===== Records provided

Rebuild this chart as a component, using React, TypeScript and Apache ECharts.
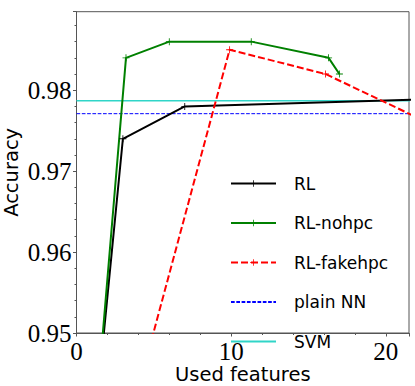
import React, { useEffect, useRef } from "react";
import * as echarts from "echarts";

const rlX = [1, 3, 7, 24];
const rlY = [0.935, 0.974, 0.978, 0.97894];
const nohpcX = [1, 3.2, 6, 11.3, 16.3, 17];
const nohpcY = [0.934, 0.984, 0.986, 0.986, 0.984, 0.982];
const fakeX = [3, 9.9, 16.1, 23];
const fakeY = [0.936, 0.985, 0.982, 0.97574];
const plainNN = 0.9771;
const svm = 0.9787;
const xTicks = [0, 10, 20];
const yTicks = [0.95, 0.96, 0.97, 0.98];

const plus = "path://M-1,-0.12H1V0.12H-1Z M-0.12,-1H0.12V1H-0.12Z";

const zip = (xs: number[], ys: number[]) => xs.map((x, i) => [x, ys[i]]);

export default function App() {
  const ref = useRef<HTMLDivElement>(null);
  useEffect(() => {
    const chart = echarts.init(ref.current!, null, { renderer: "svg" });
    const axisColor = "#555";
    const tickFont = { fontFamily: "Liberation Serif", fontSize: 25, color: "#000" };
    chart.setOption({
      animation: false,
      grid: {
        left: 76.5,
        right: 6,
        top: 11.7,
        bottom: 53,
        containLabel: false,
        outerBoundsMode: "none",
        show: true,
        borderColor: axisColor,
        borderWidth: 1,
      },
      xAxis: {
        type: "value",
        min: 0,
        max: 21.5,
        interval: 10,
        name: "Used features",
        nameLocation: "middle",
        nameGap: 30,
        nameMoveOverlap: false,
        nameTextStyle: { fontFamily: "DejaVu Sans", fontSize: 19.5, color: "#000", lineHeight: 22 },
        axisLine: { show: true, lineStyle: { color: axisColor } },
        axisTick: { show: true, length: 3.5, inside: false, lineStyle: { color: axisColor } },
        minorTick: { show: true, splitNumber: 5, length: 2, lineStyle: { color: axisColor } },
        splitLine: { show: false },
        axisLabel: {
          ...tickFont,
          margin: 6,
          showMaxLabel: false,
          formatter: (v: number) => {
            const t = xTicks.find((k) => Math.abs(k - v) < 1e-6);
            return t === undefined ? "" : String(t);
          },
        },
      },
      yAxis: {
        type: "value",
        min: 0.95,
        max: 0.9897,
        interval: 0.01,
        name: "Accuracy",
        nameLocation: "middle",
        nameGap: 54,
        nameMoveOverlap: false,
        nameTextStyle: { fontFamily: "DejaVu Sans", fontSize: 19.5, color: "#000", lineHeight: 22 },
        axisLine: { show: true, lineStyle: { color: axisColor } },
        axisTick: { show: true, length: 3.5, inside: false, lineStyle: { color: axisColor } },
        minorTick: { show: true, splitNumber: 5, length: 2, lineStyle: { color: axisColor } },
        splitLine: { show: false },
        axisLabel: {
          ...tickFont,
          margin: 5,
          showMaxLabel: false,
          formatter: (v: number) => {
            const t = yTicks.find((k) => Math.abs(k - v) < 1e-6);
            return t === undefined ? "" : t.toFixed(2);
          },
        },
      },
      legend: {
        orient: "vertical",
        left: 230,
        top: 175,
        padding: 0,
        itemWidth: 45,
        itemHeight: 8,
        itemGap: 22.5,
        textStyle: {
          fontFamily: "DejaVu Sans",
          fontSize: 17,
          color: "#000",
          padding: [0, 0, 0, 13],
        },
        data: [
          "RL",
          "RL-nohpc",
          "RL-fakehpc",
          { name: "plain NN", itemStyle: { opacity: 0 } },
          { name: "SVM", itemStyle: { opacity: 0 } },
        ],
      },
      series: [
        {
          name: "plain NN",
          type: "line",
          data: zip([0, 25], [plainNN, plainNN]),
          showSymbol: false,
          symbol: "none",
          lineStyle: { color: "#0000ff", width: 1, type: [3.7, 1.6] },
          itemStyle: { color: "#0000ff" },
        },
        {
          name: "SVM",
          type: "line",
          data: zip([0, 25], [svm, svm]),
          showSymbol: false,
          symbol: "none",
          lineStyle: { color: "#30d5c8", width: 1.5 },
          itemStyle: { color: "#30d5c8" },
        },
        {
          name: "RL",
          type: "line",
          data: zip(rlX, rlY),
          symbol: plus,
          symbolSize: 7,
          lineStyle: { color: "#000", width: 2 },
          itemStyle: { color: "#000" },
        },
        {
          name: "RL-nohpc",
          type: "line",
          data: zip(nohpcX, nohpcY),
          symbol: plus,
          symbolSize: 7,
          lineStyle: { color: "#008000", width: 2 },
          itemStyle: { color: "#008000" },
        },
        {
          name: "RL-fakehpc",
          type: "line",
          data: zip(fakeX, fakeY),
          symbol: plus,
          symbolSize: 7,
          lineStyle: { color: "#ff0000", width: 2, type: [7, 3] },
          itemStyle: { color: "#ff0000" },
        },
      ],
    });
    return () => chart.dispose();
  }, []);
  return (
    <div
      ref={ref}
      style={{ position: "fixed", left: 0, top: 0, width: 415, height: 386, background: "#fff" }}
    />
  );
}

==========
===== Records provided

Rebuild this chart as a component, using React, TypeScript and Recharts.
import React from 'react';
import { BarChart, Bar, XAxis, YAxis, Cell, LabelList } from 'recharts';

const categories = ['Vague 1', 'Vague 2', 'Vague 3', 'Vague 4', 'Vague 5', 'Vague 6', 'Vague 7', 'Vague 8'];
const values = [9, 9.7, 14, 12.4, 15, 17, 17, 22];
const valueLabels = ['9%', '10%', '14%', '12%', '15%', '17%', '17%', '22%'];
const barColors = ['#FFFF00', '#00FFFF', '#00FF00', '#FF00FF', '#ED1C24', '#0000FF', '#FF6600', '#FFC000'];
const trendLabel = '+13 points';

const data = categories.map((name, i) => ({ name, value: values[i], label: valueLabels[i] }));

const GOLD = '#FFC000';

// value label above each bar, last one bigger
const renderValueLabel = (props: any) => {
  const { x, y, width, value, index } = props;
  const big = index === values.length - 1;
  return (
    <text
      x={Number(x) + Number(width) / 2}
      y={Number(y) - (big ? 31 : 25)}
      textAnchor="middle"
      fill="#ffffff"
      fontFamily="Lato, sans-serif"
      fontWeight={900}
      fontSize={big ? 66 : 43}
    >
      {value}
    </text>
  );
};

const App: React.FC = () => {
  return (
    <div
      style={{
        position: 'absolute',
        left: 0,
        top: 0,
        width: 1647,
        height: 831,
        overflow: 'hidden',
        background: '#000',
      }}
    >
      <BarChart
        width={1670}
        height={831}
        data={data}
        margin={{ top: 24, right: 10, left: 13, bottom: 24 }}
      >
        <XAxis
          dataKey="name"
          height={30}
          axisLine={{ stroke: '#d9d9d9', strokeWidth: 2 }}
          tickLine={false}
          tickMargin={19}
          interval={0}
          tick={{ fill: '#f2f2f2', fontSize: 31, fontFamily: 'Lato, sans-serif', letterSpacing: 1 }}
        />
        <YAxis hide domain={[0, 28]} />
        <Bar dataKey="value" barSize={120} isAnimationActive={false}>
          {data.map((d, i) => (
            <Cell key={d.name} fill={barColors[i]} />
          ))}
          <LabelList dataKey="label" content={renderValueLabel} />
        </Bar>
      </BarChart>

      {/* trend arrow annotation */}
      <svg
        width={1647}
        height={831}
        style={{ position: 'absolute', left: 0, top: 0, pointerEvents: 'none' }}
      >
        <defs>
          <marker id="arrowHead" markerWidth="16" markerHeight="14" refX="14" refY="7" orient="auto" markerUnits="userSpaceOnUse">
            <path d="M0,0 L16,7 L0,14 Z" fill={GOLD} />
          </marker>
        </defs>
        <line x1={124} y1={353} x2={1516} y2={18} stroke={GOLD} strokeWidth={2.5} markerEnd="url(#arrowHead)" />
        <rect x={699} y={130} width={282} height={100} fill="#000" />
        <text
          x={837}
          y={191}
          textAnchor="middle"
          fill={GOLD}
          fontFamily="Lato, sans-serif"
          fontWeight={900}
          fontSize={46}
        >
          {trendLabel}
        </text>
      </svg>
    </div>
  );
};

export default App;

==========

◆ Task to carry out:
Transcribe, exactly as written, the lines starting at the one with "and Apache ECharts." and ending at the one with "const zip = (xs: number[], ys: number[])", and nothing more. Pictures are not part of the copy.

◆ Output for this task:
Rebuild this chart as a component, using React, TypeScript and Apache ECharts.
import React, { useEffect, useRef } from "react";
import * as echarts from "echarts";

const rlX = [1, 3, 7, 24];
const rlY = [0.935, 0.974, 0.978, 0.97894];
const nohpcX = [1, 3.2, 6, 11.3, 16.3, 17];
const nohpcY = [0.934, 0.984, 0.986, 0.986, 0.984, 0.982];
const fakeX = [3, 9.9, 16.1, 23];
const fakeY = [0.936, 0.985, 0.982, 0.97574];
const plainNN = 0.9771;
const svm = 0.9787;
const xTicks = [0, 10, 20];
const yTicks = [0.95, 0.96, 0.97, 0.98];

const plus = "path://M-1,-0.12H1V0.12H-1Z M-0.12,-1H0.12V1H-0.12Z";

const zip = (xs: number[], ys: number[]) => xs.map((x, i) => [x, ys[i]]);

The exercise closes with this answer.